GIVEN INSTRUCTION — Quote all of the data that follows exactly as written, skipping the images.

SUPPLIED DATA —
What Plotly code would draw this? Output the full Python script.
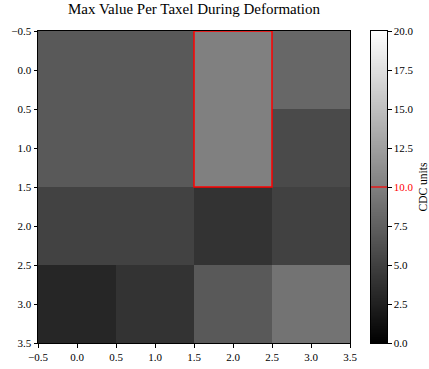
import numpy as np
import plotly.graph_objects as go

# Data
cols = [0, 1, 2, 3]
rows = [0, 1, 2, 3]
values = [
    [7.0, 7.0, 10.05, 8.1],
    [7.0, 7.0, 10.05, 5.8],
    [5.2, 5.2, 4.0, 5.1],
    [3.0, 4.0, 7.0, 9.0],
]
threshold = 10.0
zmin, zmax = 0.0, 20.0
axis_ticks = [-0.5, 0.0, 0.5, 1.0, 1.5, 2.0, 2.5, 3.0, 3.5]
cbar_ticks = [0.0, 2.5, 5.0, 7.5, 10.0, 12.5, 15.0, 17.5, 20.0]
title = "Max Value Per Taxel During Deformation"
cbar_title = "CDC units"

FONT = "Liberation Serif"
COLORSCALE = [[0, "black"], [1, "white"]]

# Layout geometry (pixels)
W, H = 429, 369
L, R, T, B = 38, 42, 31, 26
paper_w = W - L - R
main_x1 = 312 / paper_w
cb_x0 = (371 - L) / paper_w

fig = go.Figure()

# Main heatmap
fig.add_trace(go.Heatmap(
    z=values, x=cols, y=rows,
    colorscale=COLORSCALE, zmin=zmin, zmax=zmax,
    showscale=False, hoverinfo="skip",
    xaxis="x", yaxis="y",
))

# Colorbar drawn as its own small heatmap
cb_levels = np.linspace(zmin, zmax, 401)
fig.add_trace(go.Heatmap(
    z=[[v] for v in cb_levels], x=[0], y=cb_levels,
    colorscale=COLORSCALE, zmin=zmin, zmax=zmax,
    showscale=False, hoverinfo="skip",
    xaxis="x2", yaxis="y2",
))

# Highlight cells at/above threshold
hi = [(r, c) for r in rows for c in cols if values[r][c] >= threshold]
if hi:
    r0 = min(r for r, c in hi); r1 = max(r for r, c in hi)
    c0 = min(c for r, c in hi); c1 = max(c for r, c in hi)
    fig.add_shape(type="rect", xref="x", yref="y",
                  x0=c0 - 0.5, x1=c1 + 0.5, y0=r0 - 0.5, y1=r1 + 0.5,
                  line=dict(color="red", width=1.5))

# Threshold line on colorbar
fig.add_shape(type="line", xref="x2 domain", yref="y2",
              x0=0, x1=1, y0=threshold, y1=threshold,
              line=dict(color="red", width=1.2))

tickfont = dict(family=FONT, size=11, color="black")
axis_common = dict(
    tickmode="array", tickvals=axis_ticks,
    ticktext=[f"{v:.1f}".replace("-", "\u2212") for v in axis_ticks],
    ticks="outside", ticklen=3.5, tickcolor="black",
    showline=True, linecolor="black", linewidth=1, mirror=True,
    showgrid=False, zeroline=False, tickfont=tickfont,
)

cbar_text = [
    (f"<span style='color:red'>{v:.1f}</span>" if v == threshold else f"{v:.1f}")
    for v in cbar_ticks
]

fig.update_layout(
    width=W, height=H,
    margin=dict(l=L, r=R, t=T, b=B, autoexpand=False),
    paper_bgcolor="white", plot_bgcolor="white",
    xaxis=dict(domain=[0, main_x1], range=[-0.5, 3.5], anchor="y", **axis_common),
    yaxis=dict(domain=[0, 1], range=[3.5, -0.5], anchor="x", **axis_common),
    xaxis2=dict(domain=[cb_x0, 1], range=[-0.5, 0.5], anchor="y2",
                showticklabels=False, ticks="", showgrid=False, zeroline=False,
                showline=True, linecolor="black", linewidth=1, mirror=True),
    yaxis2=dict(domain=[0, 1], range=[zmin, zmax], anchor="x2", side="right",
                tickmode="array", tickvals=cbar_ticks, ticktext=cbar_text,
                ticks="outside", ticklen=3.5, tickcolor="black",
                showgrid=False, zeroline=False,
                showline=True, linecolor="black", linewidth=1, mirror=True,
                tickfont=tickfont,
                title=dict(text=cbar_title, standoff=6,
                           font=dict(family=FONT, size=11.5, color="black"))),
    title=dict(text=title, x=(L + 156) / W, xanchor="center",
               y=1 - 3 / H, yanchor="top",
               font=dict(family=FONT, size=15, color="black")),
)

fig.write_html("out.html", config={"displayModeBar": False},
               post_script="document.body.style.margin='0';")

RESPONSE TO THE TASK —
What Plotly code would draw this? Output the full Python script.
import numpy as np
import plotly.graph_objects as go

# Data
cols = [0, 1, 2, 3]
rows = [0, 1, 2, 3]
values = [
    [7.0, 7.0, 10.05, 8.1],
    [7.0, 7.0, 10.05, 5.8],
    [5.2, 5.2, 4.0, 5.1],
    [3.0, 4.0, 7.0, 9.0],
]
threshold = 10.0
zmin, zmax = 0.0, 20.0
axis_ticks = [-0.5, 0.0, 0.5, 1.0, 1.5, 2.0, 2.5, 3.0, 3.5]
cbar_ticks = [0.0, 2.5, 5.0, 7.5, 10.0, 12.5, 15.0, 17.5, 20.0]
title = "Max Value Per Taxel During Deformation"
cbar_title = "CDC units"

FONT = "Liberation Serif"
COLORSCALE = [[0, "black"], [1, "white"]]

# Layout geometry (pixels)
W, H = 429, 369
L, R, T, B = 38, 42, 31, 26
paper_w = W - L - R
main_x1 = 312 / paper_w
cb_x0 = (371 - L) / paper_w

fig = go.Figure()

# Main heatmap
fig.add_trace(go.Heatmap(
    z=values, x=cols, y=rows,
    colorscale=COLORSCALE, zmin=zmin, zmax=zmax,
    showscale=False, hoverinfo="skip",
    xaxis="x", yaxis="y",
))

# Colorbar drawn as its own small heatmap
cb_levels = np.linspace(zmin, zmax, 401)
fig.add_trace(go.Heatmap(
    z=[[v] for v in cb_levels], x=[0], y=cb_levels,
    colorscale=COLORSCALE, zmin=zmin, zmax=zmax,
    showscale=False, hoverinfo="skip",
    xaxis="x2", yaxis="y2",
))

# Highlight cells at/above threshold
hi = [(r, c) for r in rows for c in cols if values[r][c] >= threshold]
if hi:
    r0 = min(r for r, c in hi); r1 = max(r for r, c in hi)
    c0 = min(c for r, c in hi); c1 = max(c for r, c in hi)
    fig.add_shape(type="rect", xref="x", yref="y",
                  x0=c0 - 0.5, x1=c1 + 0.5, y0=r0 - 0.5, y1=r1 + 0.5,
                  line=dict(color="red", width=1.5))

# Threshold line on colorbar
fig.add_shape(type="line", xref="x2 domain", yref="y2",
              x0=0, x1=1, y0=threshold, y1=threshold,
              line=dict(color="red", width=1.2))

tickfont = dict(family=FONT, size=11, color="black")
axis_common = dict(
    tickmode="array", tickvals=axis_ticks,
    ticktext=[f"{v:.1f}".replace("-", "\u2212") for v in axis_ticks],
    ticks="outside", ticklen=3.5, tickcolor="black",
    showline=True, linecolor="black", linewidth=1, mirror=True,
    showgrid=False, zeroline=False, tickfont=tickfont,
)

cbar_text = [
    (f"<span style='color:red'>{v:.1f}</span>" if v == threshold else f"{v:.1f}")
    for v in cbar_ticks
]

fig.update_layout(
    width=W, height=H,
    margin=dict(l=L, r=R, t=T, b=B, autoexpand=False),
    paper_bgcolor="white", plot_bgcolor="white",
    xaxis=dict(domain=[0, main_x1], range=[-0.5, 3.5], anchor="y", **axis_common),
    yaxis=dict(domain=[0, 1], range=[3.5, -0.5], anchor="x", **axis_common),
    xaxis2=dict(domain=[cb_x0, 1], range=[-0.5, 0.5], anchor="y2",
                showticklabels=False, ticks="", showgrid=False, zeroline=False,
                showline=True, linecolor="black", linewidth=1, mirror=True),
    yaxis2=dict(domain=[0, 1], range=[zmin, zmax], anchor="x2", side="right",
                tickmode="array", tickvals=cbar_ticks, ticktext=cbar_text,
                ticks="outside", ticklen=3.5, tickcolor="black",
                showgrid=False, zeroline=False,
                showline=True, linecolor="black", linewidth=1, mirror=True,
                tickfont=tickfont,
                title=dict(text=cbar_title, standoff=6,
                           font=dict(family=FONT, size=11.5, color="black"))),
    title=dict(text=title, x=(L + 156) / W, xanchor="center",
               y=1 - 3 / H, yanchor="top",
               font=dict(family=FONT, size=15, color="black")),
)

fig.write_html("out.html", config={"displayModeBar": False},
               post_script="document.body.style.margin='0';")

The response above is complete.